I began tagging along on the monthly club rides, a pub crawl on wheels typically including three stops. Being 17 or 18, I couldn’t go in the bars, but fortunately, there’s always contingent drinking and playing music on bike-mounted boom boxes within walking distance of each stop. I learned the history of the club—in the mid-nineties, a few guys working at a Belltown bike shop, Dead Baby (so named for a baby doll nailed to the wall) decided to form a club devoted to their favorite after-work activities: building bikes, riding bikes, and getting loaded.

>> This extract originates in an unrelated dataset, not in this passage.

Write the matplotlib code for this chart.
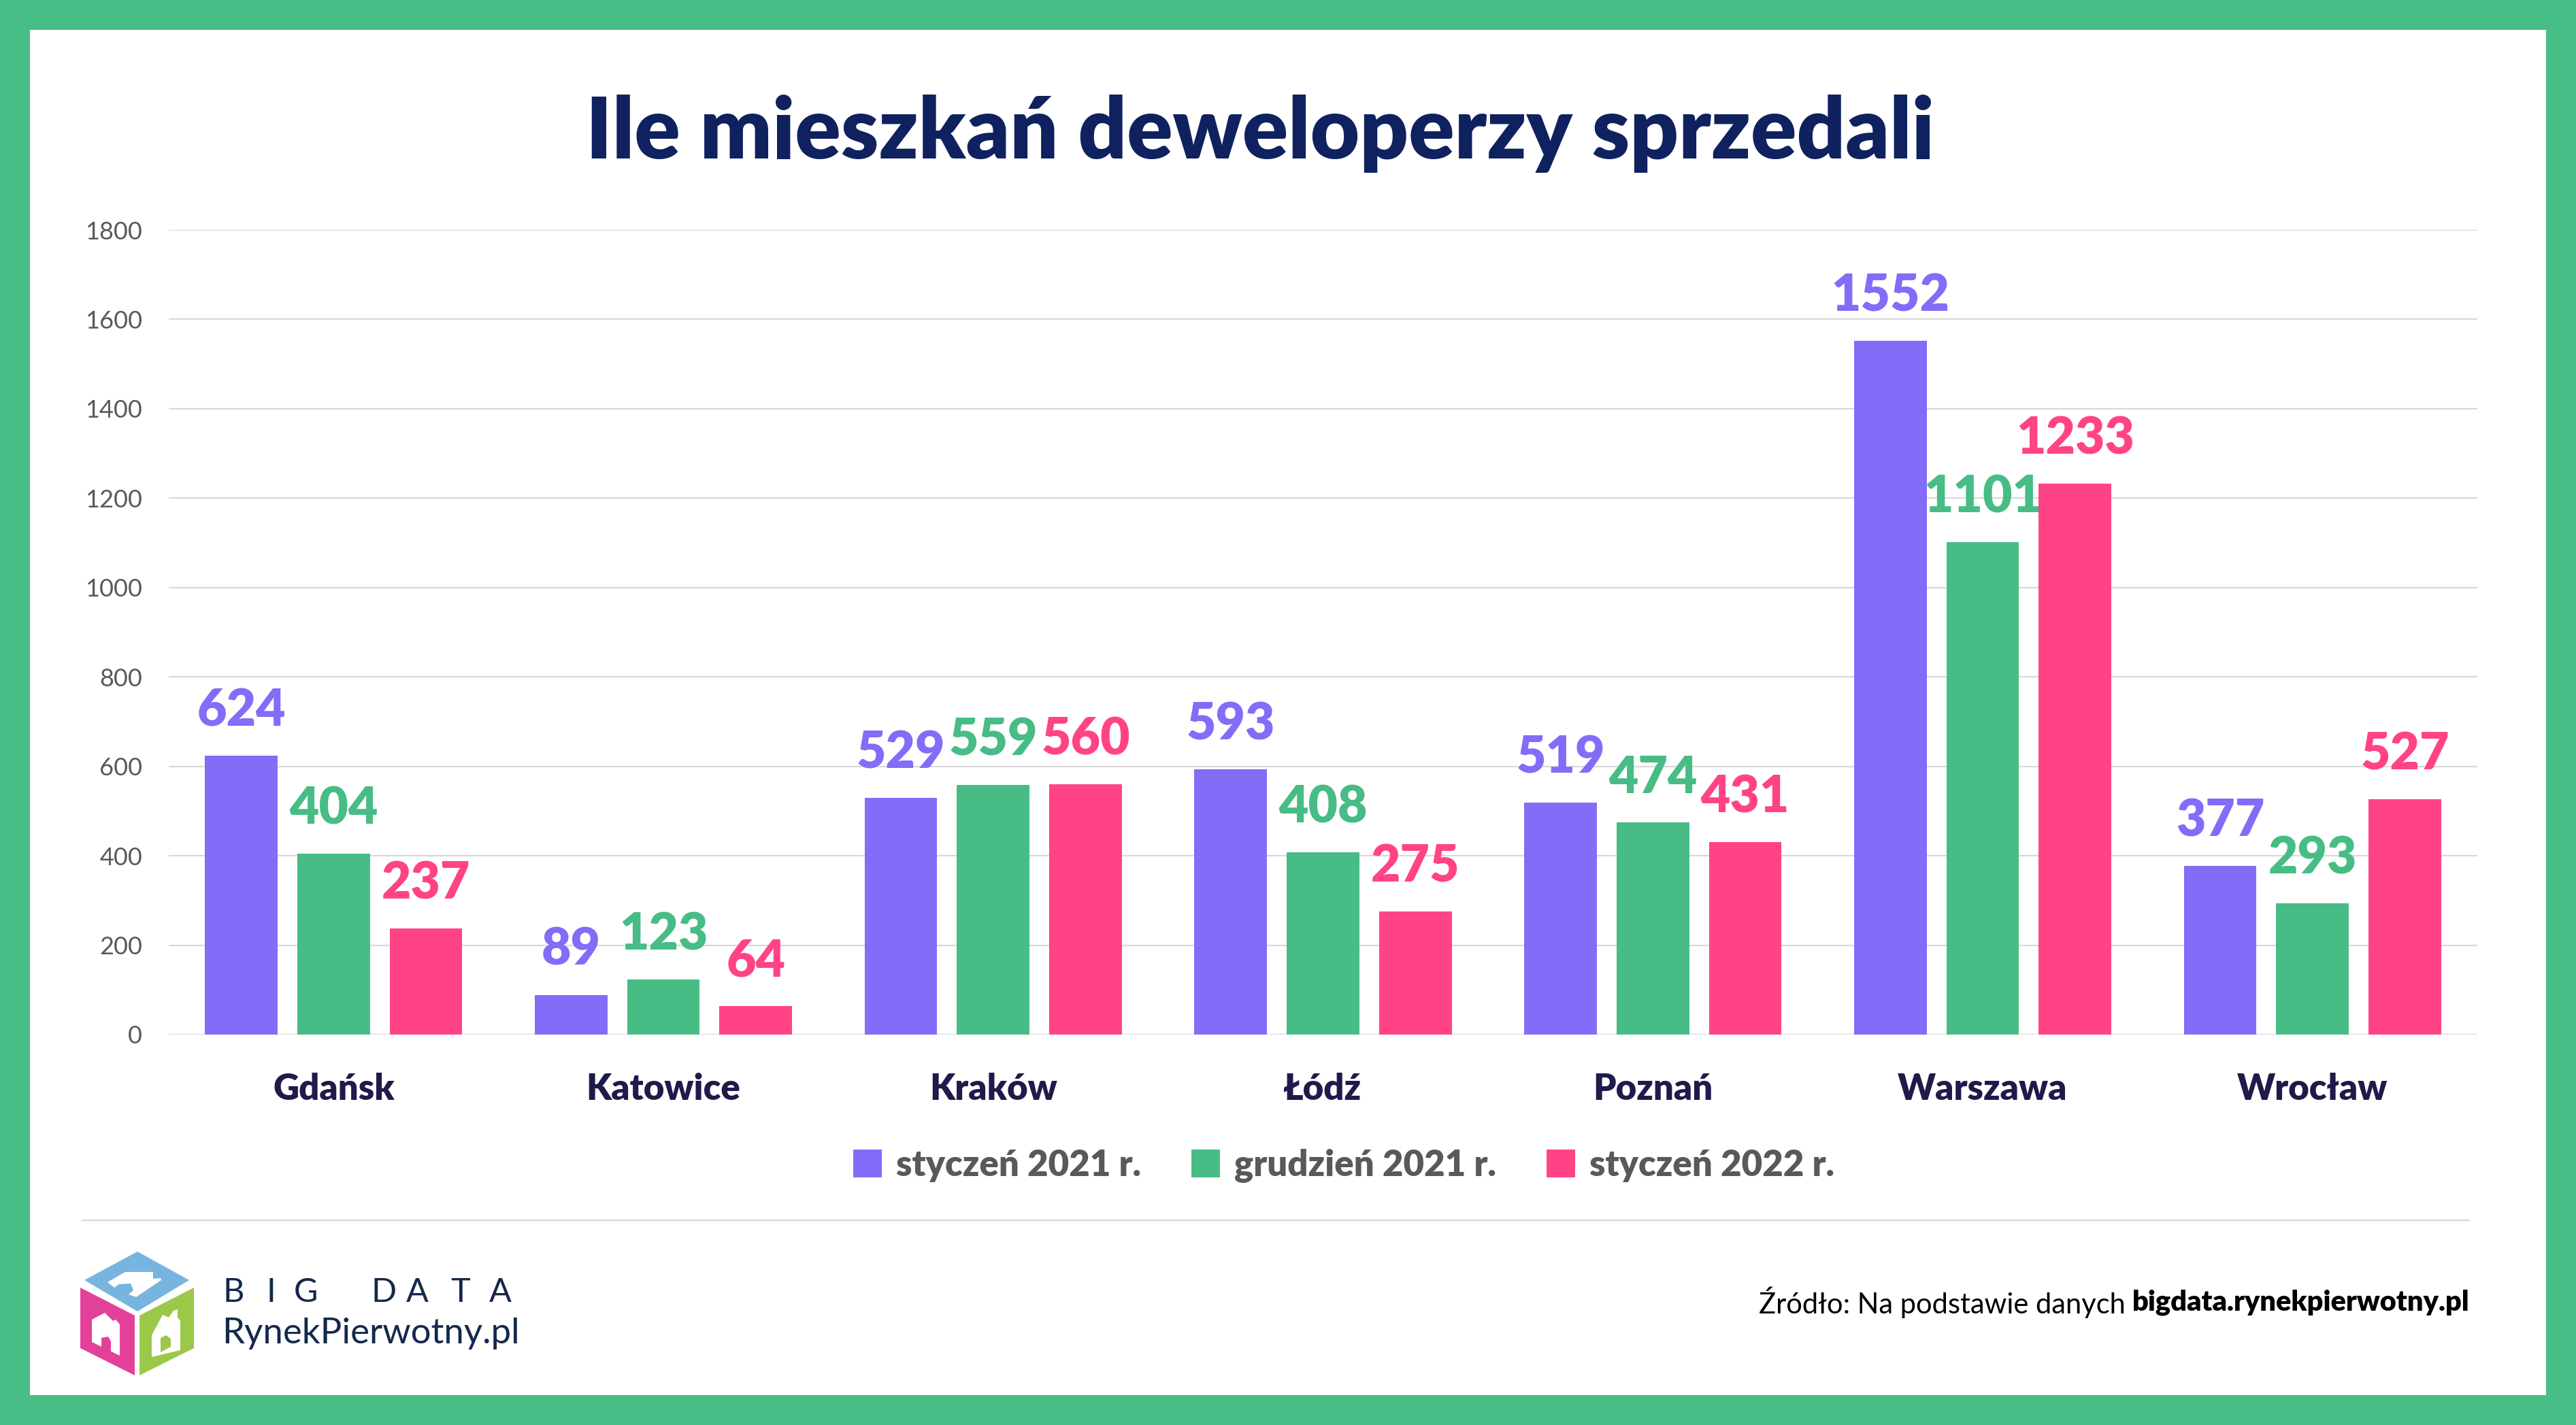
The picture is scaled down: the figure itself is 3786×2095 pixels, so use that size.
import numpy as np
import matplotlib.pyplot as plt
from matplotlib.patches import Rectangle, Polygon

plt.rcParams["font.family"] = ["Lato", "DejaVu Sans"]

cities = ["Gdańsk", "Katowice", "Kraków", "Łódź", "Poznań", "Warszawa", "Wrocław"]
series_names = ["styczeń 2021 r.", "grudzień 2021 r.", "styczeń 2022 r."]
jan_2021 = [624, 89, 529, 593, 519, 1552, 377]
dec_2021 = [404, 123, 559, 408, 474, 1101, 293]
jan_2022 = [237, 64, 560, 275, 431, 1233, 527]
yticks = [0, 200, 400, 600, 800, 1000, 1200, 1400, 1600, 1800]

colors = ["#836CF7", "#47BC85", "#FF4386"]
navy = "#0F215E"
W, H = 3786, 2095

fig = plt.figure(figsize=(W / 100, H / 100), dpi=100, facecolor="#47BE86")
# white card inside green frame
fig.add_artist(Rectangle((44 / W, 44 / H), 1 - 88 / W, 1 - 88 / H,
                         transform=fig.transFigure, facecolor="white",
                         edgecolor="none", zorder=-10))

ax = fig.add_axes([248 / W, 1 - 1521 / H, (3641 - 248) / W, (1521 - 338) / H])
ax.set_facecolor("none")

x = np.arange(len(cities))
bw = 0.22
off = 0.28
for i, (vals, name) in enumerate(zip([jan_2021, dec_2021, jan_2022], series_names)):
    bars = ax.bar(x + (i - 1) * off, vals, width=bw, color=colors[i], label=name, zorder=3)
    ax.bar_label(bars, padding=22, fontsize=54, fontweight="heavy", color=colors[i])

ax.set_xlim(-0.5, len(cities) - 0.5)
ax.set_ylim(0, 1800)
ax.set_yticks(yticks)
ax.set_yticklabels([str(v) for v in yticks], fontsize=26, color="#595959")
ax.set_xticks(x)
ax.set_xticklabels(cities, fontsize=38, fontweight="heavy", color="#1E1B4B")
ax.tick_params(axis="y", length=0, pad=28)
ax.tick_params(axis="x", length=0, pad=40)
ax.grid(axis="y", color="#D9D9D9", lw=1.6, zorder=0)
for s in ax.spines.values():
    s.set_visible(False)

fig.text(1852 / W, 1 - 196 / H, "Ile mieszkań deweloperzy sprzedali", ha="center",
         va="center", fontsize=90, fontweight="heavy", color=navy)

leg = fig.legend(loc="center", bbox_to_anchor=(1975 / W, 1 - 1714 / H), ncol=3,
                 frameon=False, fontsize=38, handlelength=0.8, handleheight=0.8,
                 handletextpad=0.4, columnspacing=1.4)
for t in leg.get_texts():
    t.set_color("#595959")
    t.set_fontweight("heavy")

# separator line
fig.add_artist(plt.Line2D([121 / W, 3629 / W], [1 - 1794 / H] * 2,
                          transform=fig.transFigure, color="#D9D9D9", lw=1.6))

# logo cube with little house cut-outs
def fpoly(pts, color, z=2):
    fig.add_artist(Polygon([(px / W, 1 - py / H) for px, py in pts], closed=True,
                           transform=fig.transFigure, facecolor=color,
                           edgecolor="none", zorder=z))

fpoly([(202, 1840), (278, 1882), (202, 1928), (124, 1882)], "#78B4E0")
fpoly([(118, 1893), (198, 1934), (198, 2022), (118, 1982)], "#E34199")
fpoly([(205, 1934), (285, 1893), (285, 1982), (205, 2022)], "#9CC84A")

fpoly([(158, 1885), (184, 1870), (225, 1870), (225, 1880), (236, 1879), (237, 1882),
       (228, 1888), (200, 1907), (189, 1903), (196, 1897), (192, 1887), (175, 1888),
       (168, 1893)], "white", 3)
fpoly([(135, 1940), (154, 1930), (166, 1942), (170, 1940), (176, 1947), (176, 1993),
       (135, 1973)], "white", 3)
fpoly([(149, 1967), (159, 1965), (163, 1972), (163, 1988), (149, 1982)], "#E34199", 4)
fpoly([(223, 1963), (239, 1933), (248, 1937), (255, 1927), (261, 1925), (261, 1937),
       (265, 1942), (265, 1985), (223, 1995)], "white", 3)
fpoly([(236, 1967), (244, 1963), (251, 1968), (251, 1980), (236, 1988)], "#9CC84A", 4)

for letter, lx in zip("BIGDATA", [328, 391, 432, 545, 597, 662, 719]):
    fig.text(lx / W, 1 - 1900 / H, letter, ha="left", va="center",
             fontsize=35, color="#13294B")
fig.text(326 / W, 1 - 1960 / H, "RynekPierwotny.pl", ha="left", va="center",
         fontsize=38, color="#13294B")

src_bold = fig.text(3629 / W, 1 - 1915 / H, "bigdata.rynekpierwotny.pl", ha="right",
                    va="center", fontsize=30, fontweight="heavy", color="black")
fig.canvas.draw()
bb = src_bold.get_window_extent()
fig.text(bb.x0 / W - 10 / W, 1 - 1915 / H, "Źródło: Na podstawie danych", ha="right",
         va="center", fontsize=30, color="black")

fig.savefig("out.png", dpi=100, facecolor=fig.get_facecolor())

Soon afterward, they approached a local motorcycle club for permission to wear three-piece patches on their club vests. This is a necessary precaution—bike clubs are territorial, and if a group of people have a whim to throw three-piece patches on their vests and ride their bikes or motorcycles to a bar, a legit club might kick the shit out of them. The first Dead Babies in fact witnessed this happen to another aspiring club. The motorcycle club the founding Dead Babies approached thought it was an odd request for a club devoted to motor-less cycles, but were impressed they had ridden all the way to Tacoma and granted them their wish.

I was 24 when I began the initiation process. I was approved as a prospect by vote, and received my rockers—the patches decorating the upper and lower back of a club vest that bears the name of the club and the city it’s based out of. As far as I’m aware, Dead Baby is the only legit (i.e. three-piece patch) bike club that admits female-bodied people as members. I’ve heard horror stories of homophobia and transphobia in several other established Seattle cycling clubs, and am somehow unsurprised my horde of fierce blue-collar misfits is among the most progressive and accepting.

I will leave most of the initiation process shrouded in mystery, but I’ll say it involved the construction of a tall bike, and was more serious and involved than I expected. There are moments when the club feels like a fun costume party, and moments when I remember those three-piece patches aren’t bullshitting.

On the night I received my center patch, embroidered with a baby impaled on the jagged letters of the word “bikes,” every club member present poured beer over my freshly safety-pinned vest (in place of the Hell’s Angels tradition of collectively pissing on a new initiate.) There were many hugs and cheers and the scrutiny I had weathered during the initiation turned to sweetness and celebration. A Queen sing-along atop a pool table closed out one of the happiest nights of my life. There have been many more since—late-night bonfires, rides through parts of town I’d never seen, naked wrestling, “Flaming Bikes of Death,” where people donned flame-proof suits to light up boxes of newspapers layered with every size and variety of firecracker (INCLUDING FUCKING MORTARS) and ride around a vacant lot on 15-foot long choppers until all of the boxes were spent.

The club has supported me in many ways over the years—they cried with me after breakups, taught me the ropes when I worked as a bike messenger and mourned a friend’s death, but never was I so grateful for this second family as while earning my poetry MFA at UW. The program was rigorous and fiercely competitive, and I worked more or less full-time throughout. Exhausted, doubting my academic capabilities, and feeling like I didn’t fit in (I later realized no one feels like they “fit in” in grad school) the club rides were little vacations I looked forward to all month. The initiation is hard because you’re proving you’re someone the club can count on, but the reward is that if you make it, you’ve immediately got fifty people you can count on as well. I hung my diploma on the wall next to my club vest.